Overcoming the Bumpy Road on my Trail
The last two
years my life has been like a rollercoaster, just when things start to turn out for
me like a new job, or having an understanding about things ,then things start to spin
like a wandering wheel. I got in a fight with my co-workers that cost me my job,
well it didn’t really impact me cause I never enjoyed what I did being a gas
jockey. Weeks later I nearly broke my ankle, good thing it was just a stretched tended
that got me limping for months. Lots of things were running in my mind, saying
to myself, ‘’Why is this happening to me? I’m barely getting by for money and I
can’t do anything about it’’. Things
kind of calmed down for the next few months then until December 2012 when my treaty
rights were in jeopardy, with this BILL C 45 it was just another way for the
government to take away our resources. I was a little mad since my ancestors
and the government made an agreement, but the government never kept their word
and they still want to take over all the resources just for money.

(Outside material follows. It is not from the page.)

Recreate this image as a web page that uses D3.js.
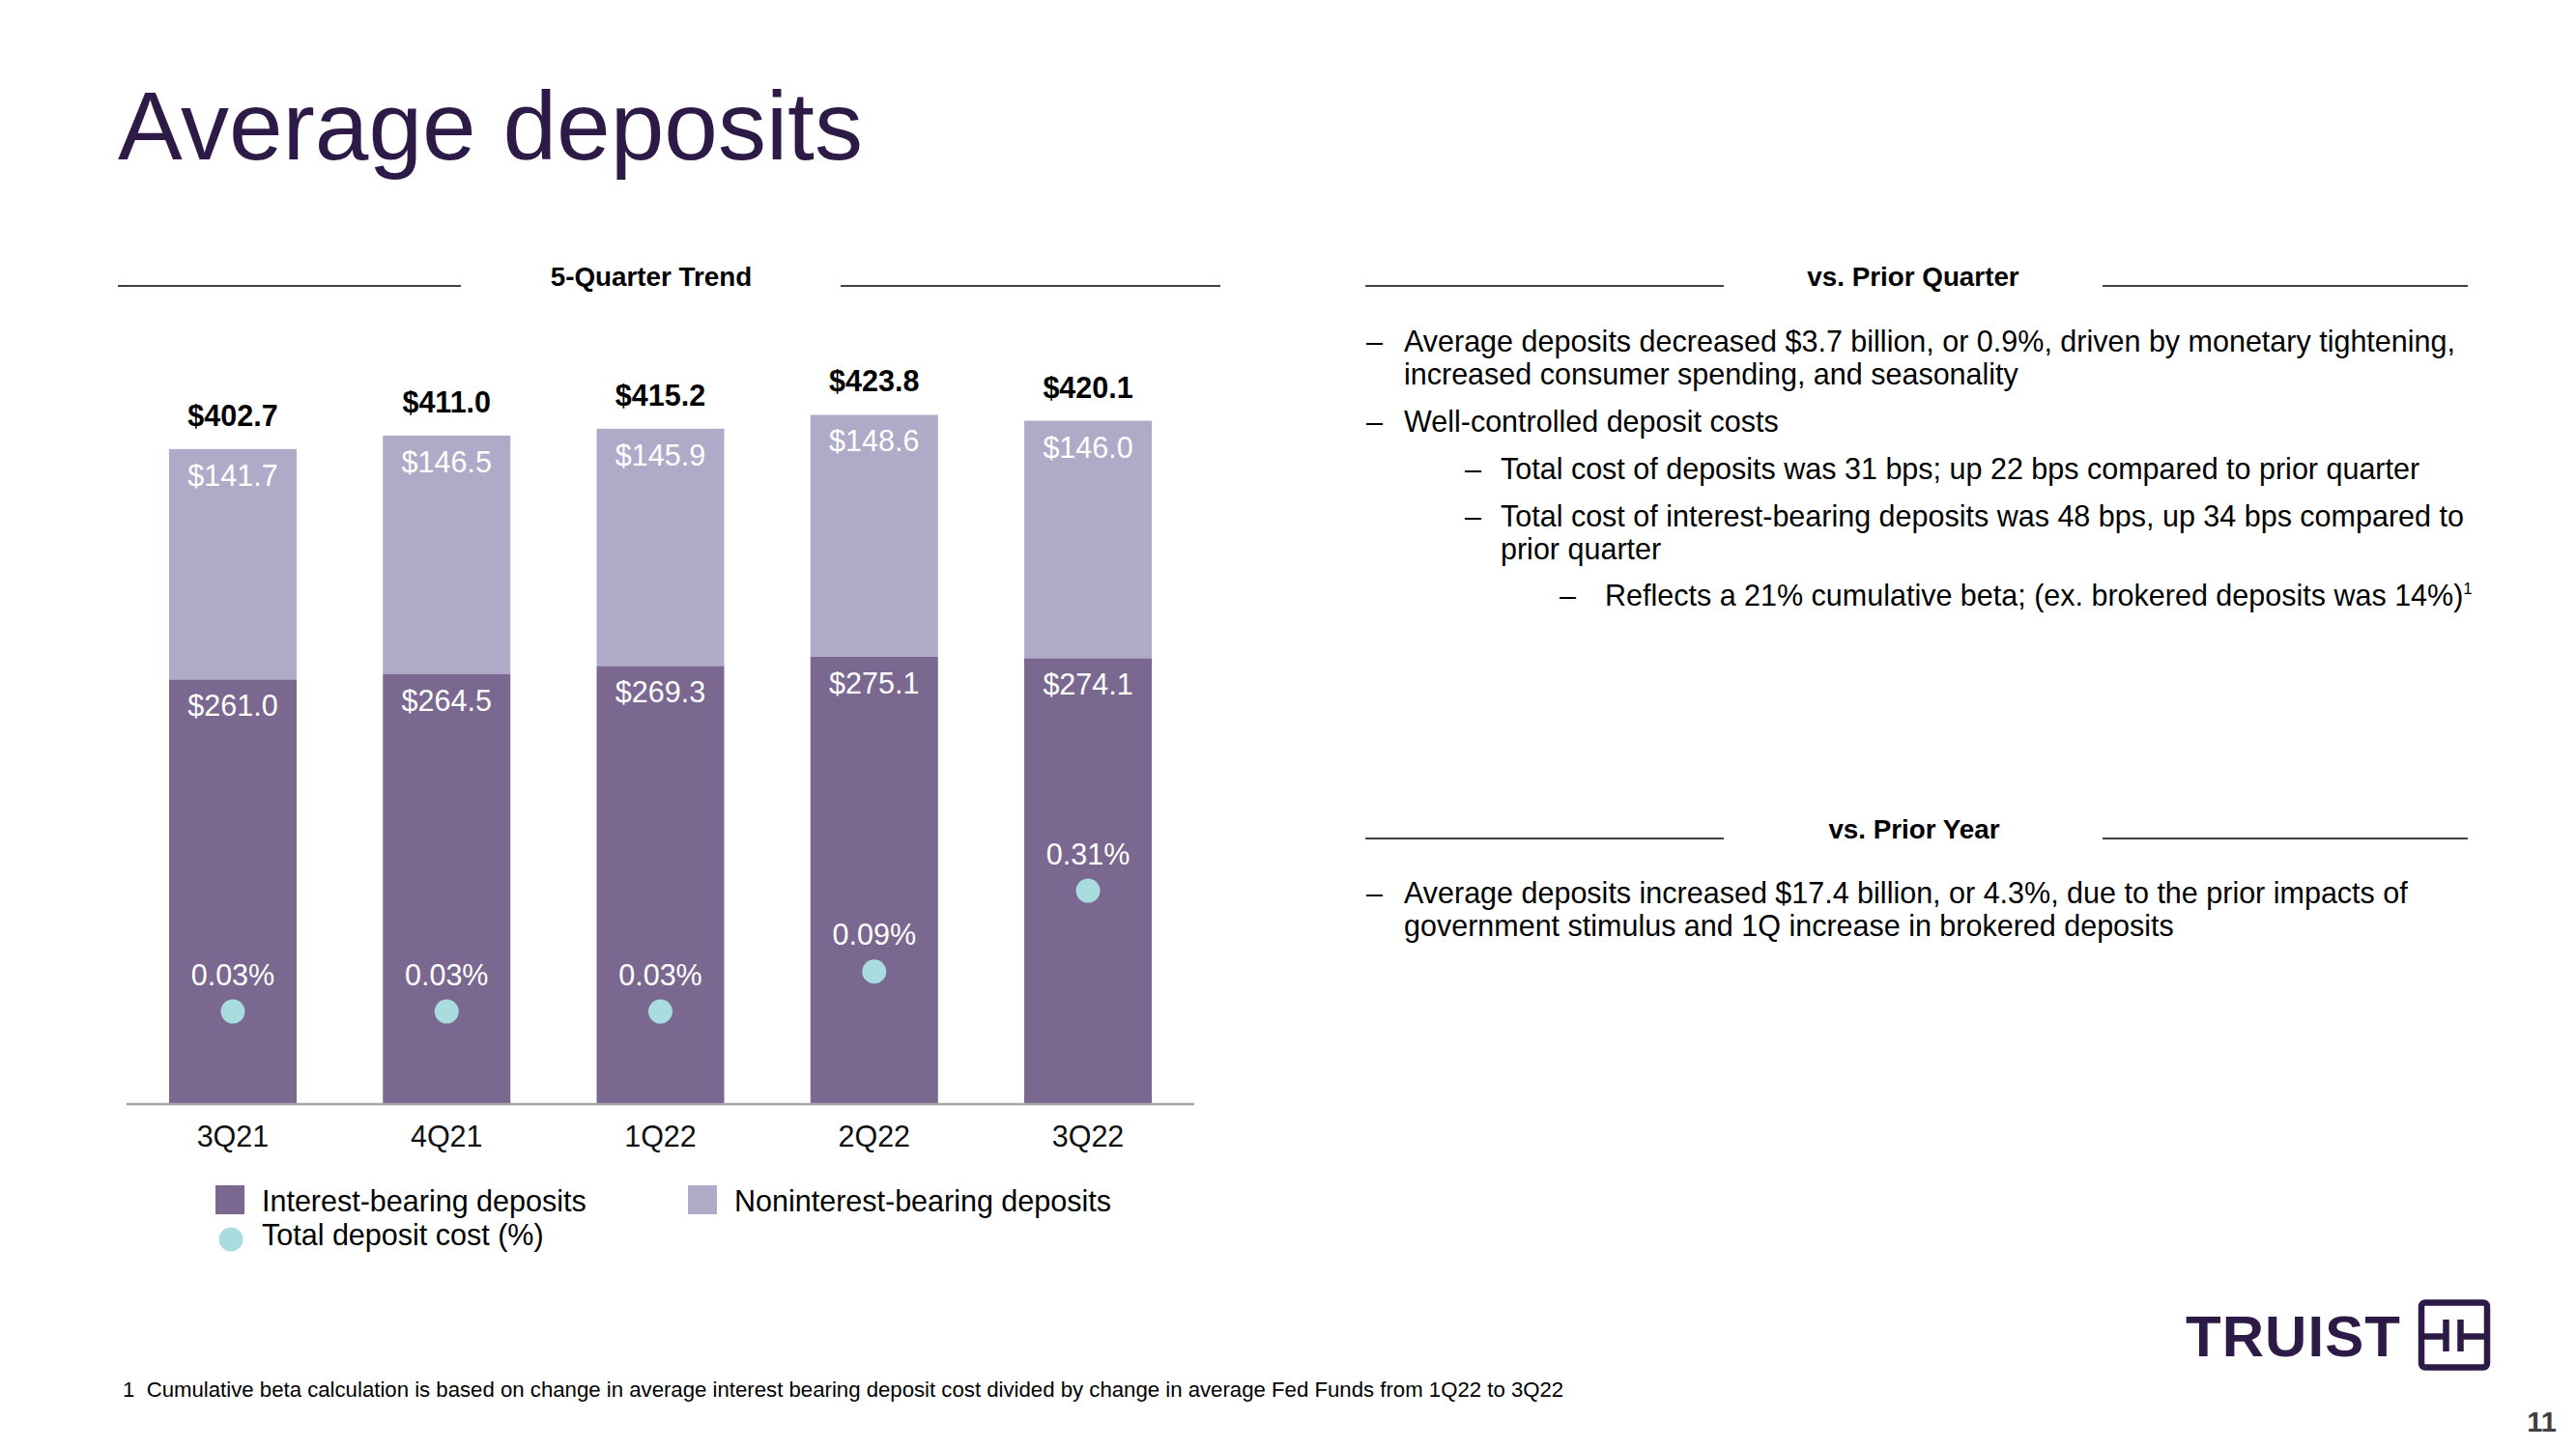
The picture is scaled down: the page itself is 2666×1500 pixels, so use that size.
<!DOCTYPE html>
<html>
<head>
<meta charset="utf-8">
<script src="https://cdn.jsdelivr.net/npm/d3@7"></script>
<style>
  html, body { margin: 0; padding: 0; background: #fff; }
  svg { display: block; }
  text { font-family: "Liberation Sans", Arial, Helvetica, sans-serif; }
</style>
</head>
<body>
<svg id="chart" width="2666" height="1500"></svg>
<script>
// ---- data ----
const quarters = ["3Q21", "4Q21", "1Q22", "2Q22", "3Q22"];
const interestBearing = [261.0, 264.5, 269.3, 275.1, 274.1];
const nonInterestBearing = [141.7, 146.5, 145.9, 148.6, 146.0];
const totals = [402.7, 411.0, 415.2, 423.8, 420.1];
const depositCost = [0.03, 0.03, 0.03, 0.09, 0.31];
const legendItems = ["Interest-bearing deposits", "Noninterest-bearing deposits", "Total deposit cost (%)"];

const colDark = "#7a6890";
const colLight = "#b0aac9";
const colDot = "#a8dcdf";
const colBrand = "#2e1a47";

const svg = d3.select("#chart");

// title
svg.append("text").attr("x", 122).attr("y", 165)
  .attr("font-size", 100).attr("fill", colBrand).text("Average deposits");

// section headers with rules
function header(label, cx, baseline, l1, l2) {
  svg.append("line").attr("x1", l1[0]).attr("x2", l1[1]).attr("y1", baseline).attr("y2", baseline)
    .attr("stroke", "#404040").attr("stroke-width", 2.2);
  svg.append("line").attr("x1", l2[0]).attr("x2", l2[1]).attr("y1", baseline).attr("y2", baseline)
    .attr("stroke", "#404040").attr("stroke-width", 2.2);
  svg.append("text").attr("x", cx).attr("y", baseline).attr("text-anchor", "middle")
    .attr("font-size", 27.8).attr("font-weight", "bold").attr("fill", "#000").text(label);
}
header("5-Quarter Trend", 674, 296, [122, 477], [870, 1263]);
header("vs. Prior Quarter", 1980, 296, [1413, 1784], [2176, 2554]);
header("vs. Prior Year", 1981, 868, [1413, 1784], [2176, 2554]);

// ---- chart ----
const x = d3.scaleBand().domain(quarters).range([131, 1236]).paddingInner(0.4034).paddingOuter(0.1987);
const y = d3.scaleLinear().domain([0, 450]).range([1143, 385.2]);
const y2 = d3.scaleSqrt().domain([0, 1]).range([1103.5, 777.6]);

const g = svg.append("g");
const rows = quarters.map((q, i) => ({ q, ib: interestBearing[i], nib: nonInterestBearing[i], tot: totals[i], cost: depositCost[i] }));

// noninterest (top) segments
g.selectAll("rect.nib").data(rows).join("rect").attr("class", "nib")
  .attr("x", d => x(d.q)).attr("width", x.bandwidth())
  .attr("y", d => y(d.ib + d.nib)).attr("height", d => y(d.ib) - y(d.ib + d.nib))
  .attr("fill", colLight);
// interest bearing (bottom) segments
g.selectAll("rect.ib").data(rows).join("rect").attr("class", "ib")
  .attr("x", d => x(d.q)).attr("width", x.bandwidth())
  .attr("y", d => y(d.ib)).attr("height", d => y(0) - y(d.ib))
  .attr("fill", colDark);

// axis baseline
const xAxis = d3.axisBottom(x).tickSize(0).tickPadding(0);
const ax = svg.append("g").attr("transform", "translate(0,1143)").call(xAxis);
ax.select(".domain").attr("d", "M131,0H1236").attr("stroke", "#a6a6a6").attr("stroke-width", 2.5);
ax.selectAll(".tick text").attr("y", 44).attr("dy", null)
  .attr("font-size", 30.5).attr("fill", "#111")
  .attr("font-family", "'Liberation Sans', Arial, sans-serif");

const cx = d => x(d.q) + x.bandwidth() / 2;

// segment labels
g.selectAll("text.nibl").data(rows).join("text").attr("class", "nibl")
  .attr("x", cx).attr("y", d => y(d.ib + d.nib) + 38).attr("text-anchor", "middle")
  .attr("font-size", 30.5).attr("fill", "#fff").text(d => "$" + d.nib.toFixed(1));
g.selectAll("text.ibl").data(rows).join("text").attr("class", "ibl")
  .attr("x", cx).attr("y", d => y(d.ib) + 38).attr("text-anchor", "middle")
  .attr("font-size", 30.5).attr("fill", "#fff").text(d => "$" + d.ib.toFixed(1));
// totals
g.selectAll("text.tot").data(rows).join("text").attr("class", "tot")
  .attr("x", cx).attr("y", d => y(d.ib + d.nib) - 24).attr("text-anchor", "middle")
  .attr("font-size", 30.5).attr("font-weight", "bold").attr("fill", "#000").text(d => "$" + d.tot.toFixed(1));

// cost dots
g.selectAll("circle.cost").data(rows).join("circle").attr("class", "cost")
  .attr("cx", cx).attr("cy", d => y2(d.cost)).attr("r", 12.5).attr("fill", colDot);
g.selectAll("text.costl").data(rows).join("text").attr("class", "costl")
  .attr("x", cx).attr("y", d => y2(d.cost) - 27.5).attr("text-anchor", "middle")
  .attr("font-size", 30.5).attr("fill", "#fff").text(d => d.cost.toFixed(2) + "%");

// legend
const lg = svg.append("g");
lg.append("rect").attr("x", 223).attr("y", 1227).attr("width", 30).attr("height", 30).attr("fill", colDark);
lg.append("text").attr("x", 271).attr("y", 1254).attr("font-size", 30.5).attr("fill", "#000").text(legendItems[0]);
lg.append("rect").attr("x", 712).attr("y", 1227).attr("width", 30).attr("height", 30).attr("fill", colLight);
lg.append("text").attr("x", 760).attr("y", 1254).attr("font-size", 30.5).attr("fill", "#000").text(legendItems[1]);
lg.append("circle").attr("cx", 239).attr("cy", 1283).attr("r", 12.5).attr("fill", colDot);
lg.append("text").attr("x", 271).attr("y", 1289).attr("font-size", 30.5).attr("fill", "#000").text(legendItems[2]);

// ---- right panel text ----
const fs = 30.5;
function bullet(dx, tx, lines, y0, lh) {
  svg.append("text").attr("x", dx).attr("y", y0).attr("font-size", fs).attr("fill", "#000").text("\u2013");
  lines.forEach((t, i) => {
    svg.append("text").attr("x", tx).attr("y", y0 + i * lh).attr("font-size", fs).attr("fill", "#000").text(t);
  });
}
bullet(1414, 1453, ["Average deposits decreased $3.7 billion, or 0.9%, driven by monetary tightening,",
                    "increased consumer spending, and seasonality"], 364, 33.5);
bullet(1414, 1453, ["Well-controlled deposit costs"], 447, 33.5);
bullet(1516, 1553, ["Total cost of deposits was 31 bps; up 22 bps compared to prior quarter"], 496, 33.5);
bullet(1516, 1553, ["Total cost of interest-bearing deposits was 48 bps, up 34 bps compared to",
                    "prior quarter"], 545, 33.5);
const last = svg.append("text").attr("x", 1661).attr("y", 627).attr("font-size", fs).attr("fill", "#000")
  .text("Reflects a 21% cumulative beta; (ex. brokered deposits was 14%)");
last.append("tspan").attr("dy", -12).attr("font-size", 17).text("1");
svg.append("text").attr("x", 1614).attr("y", 627).attr("font-size", fs).attr("fill", "#000").text("\u2013");

bullet(1414, 1453, ["Average deposits increased $17.4 billion, or 4.3%, due to the prior impacts of",
                    "government stimulus and 1Q increase in brokered deposits"], 935, 33.5);

// footnote
svg.append("text").attr("x", 127).attr("y", 1446).attr("font-size", 22.2).attr("fill", "#000")
  .attr("xml:space", "preserve")
  .text("1  Cumulative beta calculation is based on change in average interest bearing deposit cost divided by change in average Fed Funds from 1Q22 to 3Q22");

// page number
svg.append("text").attr("x", 2646).attr("y", 1482).attr("text-anchor", "end")
  .attr("font-size", 29).attr("font-weight", "bold").attr("fill", "#404040").text("11");

// logo
svg.append("text").attr("x", 2262).attr("y", 1404).attr("font-family", "'Open Sans', Lato, sans-serif")
  .attr("font-weight", 600).attr("font-size", 60).attr("fill", colBrand)
  .attr("textLength", 222).attr("lengthAdjust", "spacing").text("TRUIST");
const logo = svg.append("g").attr("fill", "none").attr("stroke", colBrand).attr("stroke-width", 6.5);
logo.append("rect").attr("x", 2506).attr("y", 1348.5).attr("width", 68).attr("height", 67).attr("rx", 4);
logo.append("line").attr("x1", 2531.5).attr("x2", 2531.5).attr("y1", 1366).attr("y2", 1399);
logo.append("line").attr("x1", 2546.5).attr("x2", 2546.5).attr("y1", 1366).attr("y2", 1399);
logo.append("line").attr("x1", 2506).attr("x2", 2531.5).attr("y1", 1383.5).attr("y2", 1383.5);
logo.append("line").attr("x1", 2546.5).attr("x2", 2574).attr("y1", 1383.5).attr("y2", 1383.5);
</script>
</body>
</html>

I thought to myself that I try so hard to make my
life decent and nothing but bullshit comes my way. It’s like some people like
to focus on the common good but get nowhere and face nothing but negative
things in their life and
slowly die of exhaustion. The liars, cheater and stealers get to sit back and look
at all the people trying to make their lives good. I thought I was going to give
up and was on the brink of a break down. I was lost, so I prayed every day for at least
answers, but nothing came I felt like I was going to fall. My mom was there
she told me, ‘’they’re two paths one is the easy path that everyone chooses, but
it's short they have an short trail at the end and there are people like you and
me who go on the long narrow path, but it leads to hardship, discipline and at
the end that leads to success lots of achievements. That’s why we are facing
this struggle but that doesn’t mean it’s going to stay like this’’.
After the
lecture with my mom I continued to try hard during that time. I had a lot of faith
the only hope I had was my family friends and myself. It motivated me to do the
best I can do. The hard ship I was facing didn’t make me weaker but it made me
stronger. Now I’m graduating with a better chance of going to school and I'm going to
have an awesome summer job that can land me on my feet. Nobody’s
perfect but everyone has an purpose, so we must remember not to let things get the best of us.